The last few months have been a challenging time for those looking for a mortgage, be that owner occupiers or buy to let landlords.
As the cost of mortgage lenders’ fixed rate borrowing costs (swap rates) soared, alongside promises of increased base rates from the Bank of England, hundreds of mortgage products were hastily withdrawn from the market – at one point up to 300 in a single day.
While these products did reappear, they had been repriced at significantly higher rates.
The NRLA approached the department to address advisers on the impact of these changes on the ground, and the potential long-term consequences, and - with DLUHC on something of a fact-finding mission as regards to the state of play in the market - NRLA Mortgages was invited to address the department.
The key facts
We were keen to stress that issues lie not only with interest rates themselves, but changes to stress testing rates, which has a huge impact on the amount that landlords – and other buyers – can borrow.
As part of their affordability assessments, buy to let lenders use interest cover ratios (ICRs) to calculate how much profit a landlord is likely to make. A lender's ICR is the ratio to which a property's rental income must cover the landlord's mortgage payments, tested at a notional stress rate.
Before 23rd September the buy to let ‘stress rate’, on average, was 5.5% with an Interest Coverage Ratio (ICR) requirement, ranging on average from 125% to 145%.
Maximum loan amount based on monthly rental income:
Calculation - Monthly rental income x 12 (for annual rent) divided by the stress rate % divided by the Interest cover ratio %.
Example: - £1,000 monthly rental income x 12 = £12,000. Divided by 6.5% (stress rate) divided by 145% (ICR) = A maximum advance of £127,320.
Post 23rd September, the stress rate, with some lenders, went up to 8.5%, significantly reducing the amount Buy to Let borrowers were able to borrow, as detailed in the table below.
125% (ICR) |
£1,000pcm Rent |
145% (ICR) |
£174,545 |
5.5% (stress rate) |
£150,470 |
£147,692 |
6.5% (stress rate) |
£127,320 |
£128,000 |
7.5% (stress rate) |
£110,344 |
£112,941 |
8.5% (Stress rate) |
£97,363 |
In 2016 the Prudential Regulation Authority (PRA), which regulates the majority of mortgage lenders issued a supervisory statement, known as SS13/16, providing new guidance to lenders for underwriting standards which were implemented in 2017.
The purpose of the supervisory statement was to:
(a) Outline the PRA’s expectation of minimum standards that firms should use to underwrite buy to let mortgage contracts; and
(b) Clarify the PRA’s expectations in relation to the application of the small and medium-sized enterprise (SME) supporting factor on Buy to Let mortgages.
Remortgages
To avoid existing borrowers being adversely affected when remortgaging, the supervisory statement details when it comes to pound for pound remortgages, lenders have the right not to stress and have applied this philosophy to their existing customers when looking at product transfers. However, the hurdles are currently higher when it comes to looking at new lender options.
The impact
Anecdotally we know a number of landlords, for a variety of reasons, charge below market rents, but for those coming to the end of their current mortgage product and potentially seeing their mortgage payments going up, this may no longer be realistic.

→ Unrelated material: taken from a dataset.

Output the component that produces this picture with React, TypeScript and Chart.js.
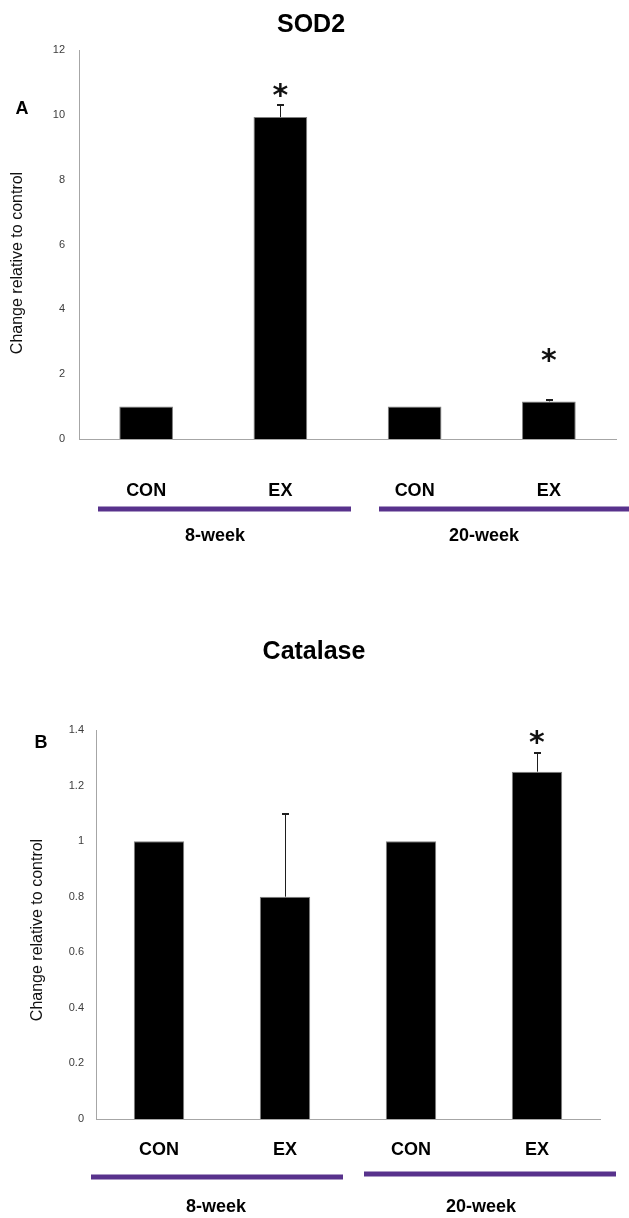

For tenants this will inevitably mean rent increases, as landlords make sure that the books are balanced, and they can service their debts. However, this is coming at a time when the cost of living is increasing across the board and many people are struggling to make ends meet.
The long-term future is unclear, however it’s not all doom and gloom. Things are starting to change, and we have seen rates fall slightly in recent weeks. That said it would be unrealistic to expect them to back to the levels we have been used to over the last few years any time soon.
It is vital the Government understands the impact that both interest rates and stress rates are having on borrowing and the pressure that places on landlords and tenants as a result. We look forward to working with Government to explore creative ways of tackling the issue.